__Prompt__.
Transcribe exactly the lines from the one containing "Recreate this image as a LaTeX" through the one containing "la integración de", both included, and leave out any pictures.

━━━ Records provided

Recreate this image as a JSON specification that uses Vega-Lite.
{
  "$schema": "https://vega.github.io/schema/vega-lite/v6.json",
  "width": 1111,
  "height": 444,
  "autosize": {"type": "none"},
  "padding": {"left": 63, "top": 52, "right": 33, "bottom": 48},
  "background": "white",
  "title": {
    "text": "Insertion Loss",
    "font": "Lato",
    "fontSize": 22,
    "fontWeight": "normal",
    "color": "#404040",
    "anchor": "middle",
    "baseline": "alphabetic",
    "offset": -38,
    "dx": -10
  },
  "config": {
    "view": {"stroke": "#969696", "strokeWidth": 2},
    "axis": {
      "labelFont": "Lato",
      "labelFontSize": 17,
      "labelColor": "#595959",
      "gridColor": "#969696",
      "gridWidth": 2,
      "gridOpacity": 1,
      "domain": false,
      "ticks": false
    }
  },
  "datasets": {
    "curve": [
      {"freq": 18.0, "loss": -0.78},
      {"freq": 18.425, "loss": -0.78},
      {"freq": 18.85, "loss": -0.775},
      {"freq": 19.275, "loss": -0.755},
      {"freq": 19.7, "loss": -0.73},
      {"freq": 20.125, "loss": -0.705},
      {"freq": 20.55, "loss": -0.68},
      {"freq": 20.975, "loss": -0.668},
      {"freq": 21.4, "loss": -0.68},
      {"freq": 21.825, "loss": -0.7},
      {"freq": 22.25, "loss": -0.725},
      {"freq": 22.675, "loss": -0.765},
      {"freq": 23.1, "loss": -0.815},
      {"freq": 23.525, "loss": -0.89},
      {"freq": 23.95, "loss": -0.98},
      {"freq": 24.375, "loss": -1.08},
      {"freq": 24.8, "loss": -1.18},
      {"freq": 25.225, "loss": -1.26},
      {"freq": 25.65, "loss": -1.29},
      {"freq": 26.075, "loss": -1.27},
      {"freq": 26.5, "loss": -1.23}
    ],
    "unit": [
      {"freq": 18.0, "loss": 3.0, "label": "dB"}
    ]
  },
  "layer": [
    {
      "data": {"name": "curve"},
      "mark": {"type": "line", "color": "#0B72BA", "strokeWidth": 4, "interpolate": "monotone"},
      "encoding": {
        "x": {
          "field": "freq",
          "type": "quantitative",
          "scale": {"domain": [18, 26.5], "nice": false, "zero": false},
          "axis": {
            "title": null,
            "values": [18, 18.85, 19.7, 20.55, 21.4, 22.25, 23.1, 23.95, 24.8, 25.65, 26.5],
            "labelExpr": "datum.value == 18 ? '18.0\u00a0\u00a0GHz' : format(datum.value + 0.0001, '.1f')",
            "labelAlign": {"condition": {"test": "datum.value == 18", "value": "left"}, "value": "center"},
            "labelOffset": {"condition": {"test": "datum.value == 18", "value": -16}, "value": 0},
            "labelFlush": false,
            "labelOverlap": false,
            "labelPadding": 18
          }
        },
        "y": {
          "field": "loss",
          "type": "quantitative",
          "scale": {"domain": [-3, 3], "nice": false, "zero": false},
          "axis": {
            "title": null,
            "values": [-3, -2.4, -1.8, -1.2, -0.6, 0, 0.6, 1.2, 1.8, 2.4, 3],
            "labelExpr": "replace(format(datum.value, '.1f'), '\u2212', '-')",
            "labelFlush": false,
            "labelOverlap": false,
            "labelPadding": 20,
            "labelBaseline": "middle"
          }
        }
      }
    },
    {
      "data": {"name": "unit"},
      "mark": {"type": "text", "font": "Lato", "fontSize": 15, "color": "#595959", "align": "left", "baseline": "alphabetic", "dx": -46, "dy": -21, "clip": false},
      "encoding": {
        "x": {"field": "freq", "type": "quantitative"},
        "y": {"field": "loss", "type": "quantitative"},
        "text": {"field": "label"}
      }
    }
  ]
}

━━━━━━
━━━ Records provided

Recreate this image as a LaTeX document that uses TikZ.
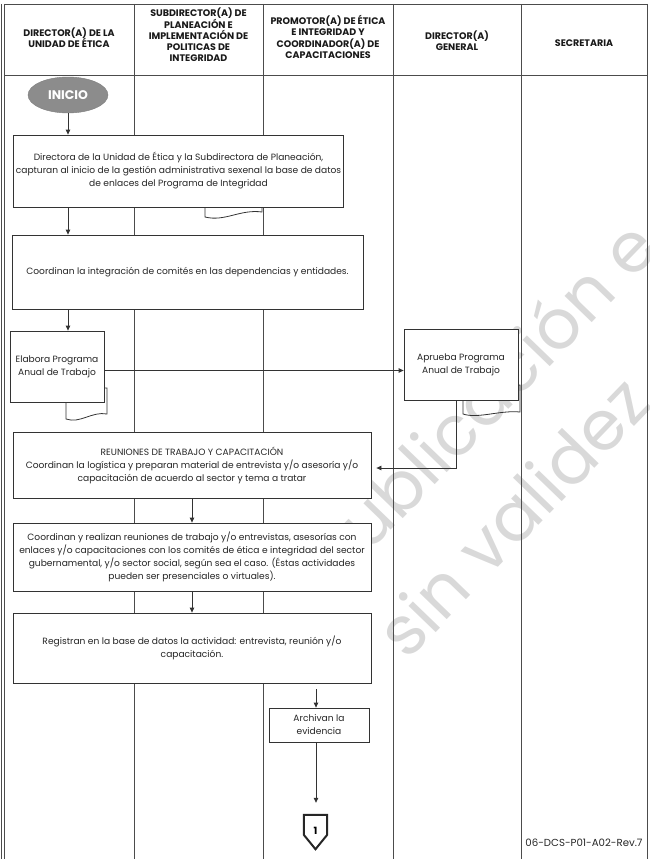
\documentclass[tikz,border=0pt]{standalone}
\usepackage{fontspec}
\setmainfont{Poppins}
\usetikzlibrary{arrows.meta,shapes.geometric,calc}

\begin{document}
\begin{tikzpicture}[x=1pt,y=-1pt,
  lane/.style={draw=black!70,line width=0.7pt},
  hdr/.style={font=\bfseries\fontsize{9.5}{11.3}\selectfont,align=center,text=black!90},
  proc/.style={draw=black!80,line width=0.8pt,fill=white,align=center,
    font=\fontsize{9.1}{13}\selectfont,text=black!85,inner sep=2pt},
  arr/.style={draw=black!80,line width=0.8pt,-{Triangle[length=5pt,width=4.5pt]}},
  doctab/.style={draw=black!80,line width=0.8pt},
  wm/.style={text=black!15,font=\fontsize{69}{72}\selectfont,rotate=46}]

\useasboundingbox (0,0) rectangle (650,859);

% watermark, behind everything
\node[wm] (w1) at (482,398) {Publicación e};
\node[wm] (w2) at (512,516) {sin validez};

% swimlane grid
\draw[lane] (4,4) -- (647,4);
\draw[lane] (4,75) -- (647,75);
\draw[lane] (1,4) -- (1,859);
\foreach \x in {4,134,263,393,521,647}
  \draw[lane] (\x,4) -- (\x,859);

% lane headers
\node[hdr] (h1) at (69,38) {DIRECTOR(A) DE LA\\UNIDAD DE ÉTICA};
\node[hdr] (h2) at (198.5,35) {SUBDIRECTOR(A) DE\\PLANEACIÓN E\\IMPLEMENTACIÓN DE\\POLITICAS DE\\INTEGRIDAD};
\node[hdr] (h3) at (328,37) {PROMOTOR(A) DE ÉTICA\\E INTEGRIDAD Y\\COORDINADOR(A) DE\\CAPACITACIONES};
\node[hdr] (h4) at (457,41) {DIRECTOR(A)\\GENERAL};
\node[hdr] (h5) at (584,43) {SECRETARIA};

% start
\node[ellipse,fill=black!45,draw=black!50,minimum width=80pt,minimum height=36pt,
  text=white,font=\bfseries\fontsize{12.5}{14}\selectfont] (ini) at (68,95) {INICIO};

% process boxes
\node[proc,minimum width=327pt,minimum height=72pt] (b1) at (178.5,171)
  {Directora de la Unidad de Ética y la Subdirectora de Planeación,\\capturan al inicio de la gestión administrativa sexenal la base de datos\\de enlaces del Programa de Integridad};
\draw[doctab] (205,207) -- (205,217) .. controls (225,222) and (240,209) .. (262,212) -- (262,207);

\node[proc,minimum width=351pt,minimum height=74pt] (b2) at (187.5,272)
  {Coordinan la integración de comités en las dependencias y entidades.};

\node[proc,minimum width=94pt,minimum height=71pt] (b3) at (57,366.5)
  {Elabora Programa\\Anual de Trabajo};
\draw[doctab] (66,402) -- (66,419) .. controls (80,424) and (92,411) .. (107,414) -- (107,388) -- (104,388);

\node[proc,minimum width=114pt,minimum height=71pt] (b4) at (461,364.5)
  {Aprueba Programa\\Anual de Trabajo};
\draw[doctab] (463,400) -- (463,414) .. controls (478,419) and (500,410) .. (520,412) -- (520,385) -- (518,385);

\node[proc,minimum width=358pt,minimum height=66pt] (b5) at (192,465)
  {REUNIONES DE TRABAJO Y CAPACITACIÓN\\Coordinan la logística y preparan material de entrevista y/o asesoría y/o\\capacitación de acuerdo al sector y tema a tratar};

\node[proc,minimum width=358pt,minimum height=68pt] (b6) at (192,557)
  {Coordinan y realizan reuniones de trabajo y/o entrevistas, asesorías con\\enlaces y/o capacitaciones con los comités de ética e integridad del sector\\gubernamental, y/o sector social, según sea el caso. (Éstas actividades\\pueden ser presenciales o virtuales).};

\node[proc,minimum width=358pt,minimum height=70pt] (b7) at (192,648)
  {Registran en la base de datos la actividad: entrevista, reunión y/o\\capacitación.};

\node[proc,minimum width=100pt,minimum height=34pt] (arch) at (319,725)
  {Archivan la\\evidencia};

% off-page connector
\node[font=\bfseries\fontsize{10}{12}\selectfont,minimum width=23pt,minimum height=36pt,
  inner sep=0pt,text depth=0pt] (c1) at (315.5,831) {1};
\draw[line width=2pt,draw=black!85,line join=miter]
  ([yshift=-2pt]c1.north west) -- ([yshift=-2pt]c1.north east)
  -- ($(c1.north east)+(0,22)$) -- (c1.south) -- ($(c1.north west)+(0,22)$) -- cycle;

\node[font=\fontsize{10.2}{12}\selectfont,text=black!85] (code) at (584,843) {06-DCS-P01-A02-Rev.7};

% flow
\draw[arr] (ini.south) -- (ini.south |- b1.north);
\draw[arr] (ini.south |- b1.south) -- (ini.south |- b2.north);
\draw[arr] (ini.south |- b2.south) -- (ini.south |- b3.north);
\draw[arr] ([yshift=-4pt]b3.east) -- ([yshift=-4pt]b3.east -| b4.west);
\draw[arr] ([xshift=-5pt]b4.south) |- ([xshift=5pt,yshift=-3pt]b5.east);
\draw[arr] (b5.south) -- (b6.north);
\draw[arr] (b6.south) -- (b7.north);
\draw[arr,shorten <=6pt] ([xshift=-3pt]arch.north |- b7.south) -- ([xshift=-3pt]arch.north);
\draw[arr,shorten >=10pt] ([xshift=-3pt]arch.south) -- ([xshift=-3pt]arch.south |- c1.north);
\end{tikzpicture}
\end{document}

━━━━━━

__Expected answer__.
Recreate this image as a LaTeX document that uses TikZ.
\documentclass[tikz,border=0pt]{standalone}
\usepackage{fontspec}
\setmainfont{Poppins}
\usetikzlibrary{arrows.meta,shapes.geometric,calc}

\begin{document}
\begin{tikzpicture}[x=1pt,y=-1pt,
  lane/.style={draw=black!70,line width=0.7pt},
  hdr/.style={font=\bfseries\fontsize{9.5}{11.3}\selectfont,align=center,text=black!90},
  proc/.style={draw=black!80,line width=0.8pt,fill=white,align=center,
    font=\fontsize{9.1}{13}\selectfont,text=black!85,inner sep=2pt},
  arr/.style={draw=black!80,line width=0.8pt,-{Triangle[length=5pt,width=4.5pt]}},
  doctab/.style={draw=black!80,line width=0.8pt},
  wm/.style={text=black!15,font=\fontsize{69}{72}\selectfont,rotate=46}]

\useasboundingbox (0,0) rectangle (650,859);

% watermark, behind everything
\node[wm] (w1) at (482,398) {Publicación e};
\node[wm] (w2) at (512,516) {sin validez};

% swimlane grid
\draw[lane] (4,4) -- (647,4);
\draw[lane] (4,75) -- (647,75);
\draw[lane] (1,4) -- (1,859);
\foreach \x in {4,134,263,393,521,647}
  \draw[lane] (\x,4) -- (\x,859);

% lane headers
\node[hdr] (h1) at (69,38) {DIRECTOR(A) DE LA\\UNIDAD DE ÉTICA};
\node[hdr] (h2) at (198.5,35) {SUBDIRECTOR(A) DE\\PLANEACIÓN E\\IMPLEMENTACIÓN DE\\POLITICAS DE\\INTEGRIDAD};
\node[hdr] (h3) at (328,37) {PROMOTOR(A) DE ÉTICA\\E INTEGRIDAD Y\\COORDINADOR(A) DE\\CAPACITACIONES};
\node[hdr] (h4) at (457,41) {DIRECTOR(A)\\GENERAL};
\node[hdr] (h5) at (584,43) {SECRETARIA};

% start
\node[ellipse,fill=black!45,draw=black!50,minimum width=80pt,minimum height=36pt,
  text=white,font=\bfseries\fontsize{12.5}{14}\selectfont] (ini) at (68,95) {INICIO};

% process boxes
\node[proc,minimum width=327pt,minimum height=72pt] (b1) at (178.5,171)
  {Directora de la Unidad de Ética y la Subdirectora de Planeación,\\capturan al inicio de la gestión administrativa sexenal la base de datos\\de enlaces del Programa de Integridad};
\draw[doctab] (205,207) -- (205,217) .. controls (225,222) and (240,209) .. (262,212) -- (262,207);

\node[proc,minimum width=351pt,minimum height=74pt] (b2) at (187.5,272)
  {Coordinan la integración de comités en las dependencias y entidades.};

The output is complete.